Leptin is an adipose tissue hormone that maintains homeostatic control of adipose tissue mass. This endocrine system thus serves a critical evolutionary function by protecting individuals from the risks associated with being too thin (starvation) or too obese (predation). Mutations in leptin or its receptor cause massive obesity in mice and humans, and leptin can effectively treat obesity in leptin deficient patients. The identification of leptin has thus provided a framework for studying the regulation of feeding behavior and the pathogenesis of obesity.

While most obese patients have high endogenous levels of leptin indicating that they are leptin resistant , obese patients with low endogenous levels show robust weight loss with leptin treatment. Leptin also links changes in nutrition to adaptive responses in other physiologic systems with effects on insulin sensitivity, fertility, immune function and neuroendocrine function (among others). Leptin is an approved treatment for generalized lipodystrophy, a condition associated with severe diabetes, and has also shown promise for the treatment of other types of diabetes and for hypothalamic amenorrhea, an infertility syndrome in females.

The identification of leptin has also advanced our understanding of the neural mechanisms that control feeding. Current research focuses on the function of specific neural populations in the hypothalamus and other brain regions. The role of these neural subtypes is being evaluated by identifying molecular markers for specific subpopulations modulating their activity.


Lecturer Dr. Jeffrey M. Friedman

Dr. Jeffrey Friedman is a physician scientist studying the molecular mechanisms that regulate body weight. Dr. Friedman's research on various aspects of obesity received national attention in late 1994, when it was announced that he and his colleagues had isolated the mouse ob gene and its human homologue. They subsequently found that injections of the encoded protein, leptin, decreases body weight of mice by reducing food intake and increasing energy expenditure. Current research on leptin is aimed at understanding the genetic basis of obesity in human and the neural mechanisms by which leptin transmits its weight reducing signal.

Dr. Friedman is currently a Professor at the Rockefeller University and an Investigator at the Howard Hughes Medical Institute. Friedman's affiliation with The Rockefeller University began in 1980, where he was awarded a Ph.D. degree in 1986. He. Also received an MD. degree from Albany Medial College in 1977 and completed a medical residency at Albany Medical College in 1980.

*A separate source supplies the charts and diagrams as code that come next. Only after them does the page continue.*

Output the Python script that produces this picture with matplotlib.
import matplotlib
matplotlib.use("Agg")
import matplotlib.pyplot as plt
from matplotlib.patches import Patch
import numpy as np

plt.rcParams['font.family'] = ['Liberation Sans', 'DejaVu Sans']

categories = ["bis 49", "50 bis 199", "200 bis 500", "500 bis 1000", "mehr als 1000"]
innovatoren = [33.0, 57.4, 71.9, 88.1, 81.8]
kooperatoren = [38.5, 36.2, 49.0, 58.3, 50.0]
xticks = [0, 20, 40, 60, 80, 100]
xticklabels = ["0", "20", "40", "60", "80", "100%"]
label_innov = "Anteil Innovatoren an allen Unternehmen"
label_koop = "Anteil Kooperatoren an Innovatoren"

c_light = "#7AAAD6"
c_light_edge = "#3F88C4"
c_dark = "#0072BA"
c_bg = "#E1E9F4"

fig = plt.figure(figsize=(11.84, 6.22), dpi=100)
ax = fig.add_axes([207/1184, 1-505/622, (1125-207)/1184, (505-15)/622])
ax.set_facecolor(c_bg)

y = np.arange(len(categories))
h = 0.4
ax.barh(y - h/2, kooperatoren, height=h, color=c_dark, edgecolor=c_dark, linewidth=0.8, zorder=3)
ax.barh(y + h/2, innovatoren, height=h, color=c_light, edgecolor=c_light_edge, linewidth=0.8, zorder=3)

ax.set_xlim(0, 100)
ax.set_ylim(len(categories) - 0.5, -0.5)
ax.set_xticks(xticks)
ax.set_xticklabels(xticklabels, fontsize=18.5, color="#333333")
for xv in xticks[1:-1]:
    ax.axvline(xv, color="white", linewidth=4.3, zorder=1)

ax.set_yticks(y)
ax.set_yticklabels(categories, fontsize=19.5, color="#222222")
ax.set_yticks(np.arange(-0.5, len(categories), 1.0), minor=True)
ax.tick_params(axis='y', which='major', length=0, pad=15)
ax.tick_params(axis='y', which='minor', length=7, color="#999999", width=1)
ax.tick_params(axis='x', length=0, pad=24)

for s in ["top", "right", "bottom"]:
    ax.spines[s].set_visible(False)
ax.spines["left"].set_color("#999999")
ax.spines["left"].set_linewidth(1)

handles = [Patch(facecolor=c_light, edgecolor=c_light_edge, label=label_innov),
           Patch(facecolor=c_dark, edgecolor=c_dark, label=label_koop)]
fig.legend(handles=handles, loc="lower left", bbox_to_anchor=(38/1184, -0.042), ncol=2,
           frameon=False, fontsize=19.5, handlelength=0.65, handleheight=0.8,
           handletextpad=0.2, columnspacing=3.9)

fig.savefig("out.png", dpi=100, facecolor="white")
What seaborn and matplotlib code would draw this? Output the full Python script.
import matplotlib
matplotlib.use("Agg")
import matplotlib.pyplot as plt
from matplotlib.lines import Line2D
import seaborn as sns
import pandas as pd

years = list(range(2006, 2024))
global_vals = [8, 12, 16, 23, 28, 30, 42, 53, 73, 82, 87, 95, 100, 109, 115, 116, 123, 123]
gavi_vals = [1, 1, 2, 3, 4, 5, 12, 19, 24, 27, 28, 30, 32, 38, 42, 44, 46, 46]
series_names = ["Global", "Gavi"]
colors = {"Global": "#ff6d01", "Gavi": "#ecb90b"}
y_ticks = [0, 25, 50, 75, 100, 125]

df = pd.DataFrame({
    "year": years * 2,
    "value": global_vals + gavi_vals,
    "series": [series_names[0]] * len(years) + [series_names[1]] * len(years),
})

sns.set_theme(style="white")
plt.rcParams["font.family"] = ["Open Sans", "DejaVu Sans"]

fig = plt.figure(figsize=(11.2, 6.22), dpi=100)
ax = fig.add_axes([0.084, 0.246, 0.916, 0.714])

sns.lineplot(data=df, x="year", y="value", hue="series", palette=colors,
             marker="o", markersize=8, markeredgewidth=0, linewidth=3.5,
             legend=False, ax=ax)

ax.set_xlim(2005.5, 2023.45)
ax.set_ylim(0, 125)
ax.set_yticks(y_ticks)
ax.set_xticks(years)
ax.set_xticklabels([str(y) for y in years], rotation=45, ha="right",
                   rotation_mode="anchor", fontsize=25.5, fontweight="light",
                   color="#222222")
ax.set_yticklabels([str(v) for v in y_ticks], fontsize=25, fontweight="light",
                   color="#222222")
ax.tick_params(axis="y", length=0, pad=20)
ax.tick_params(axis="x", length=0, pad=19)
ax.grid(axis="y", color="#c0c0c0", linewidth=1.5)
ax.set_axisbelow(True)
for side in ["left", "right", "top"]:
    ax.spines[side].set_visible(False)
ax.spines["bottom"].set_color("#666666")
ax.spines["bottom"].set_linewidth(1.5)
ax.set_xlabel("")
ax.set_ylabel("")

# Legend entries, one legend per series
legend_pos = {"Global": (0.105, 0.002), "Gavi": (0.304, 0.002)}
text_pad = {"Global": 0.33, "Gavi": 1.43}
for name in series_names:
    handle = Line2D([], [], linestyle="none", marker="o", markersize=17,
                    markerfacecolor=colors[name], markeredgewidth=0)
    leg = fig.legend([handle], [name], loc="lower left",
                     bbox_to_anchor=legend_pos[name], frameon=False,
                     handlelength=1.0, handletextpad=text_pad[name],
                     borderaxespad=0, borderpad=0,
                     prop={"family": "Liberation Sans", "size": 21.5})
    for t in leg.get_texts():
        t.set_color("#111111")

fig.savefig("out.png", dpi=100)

His many awards and honors include the 2010 Albert Lasker Basic Medical Research Award, the BBVA Foundation Frontiers of Knowledge Award, the Shaw Prize for Life Sciences and Medicine, and the Gairdner Foundation International Award. His work was referred to in Time Magazine's Best of Science Section in 1995 and 1996 and in 1995 he also received Popular Science's, Best of Science Award. He has received honorary degrees from Yale University, LSU, Bilkent University and the University of Maastricht.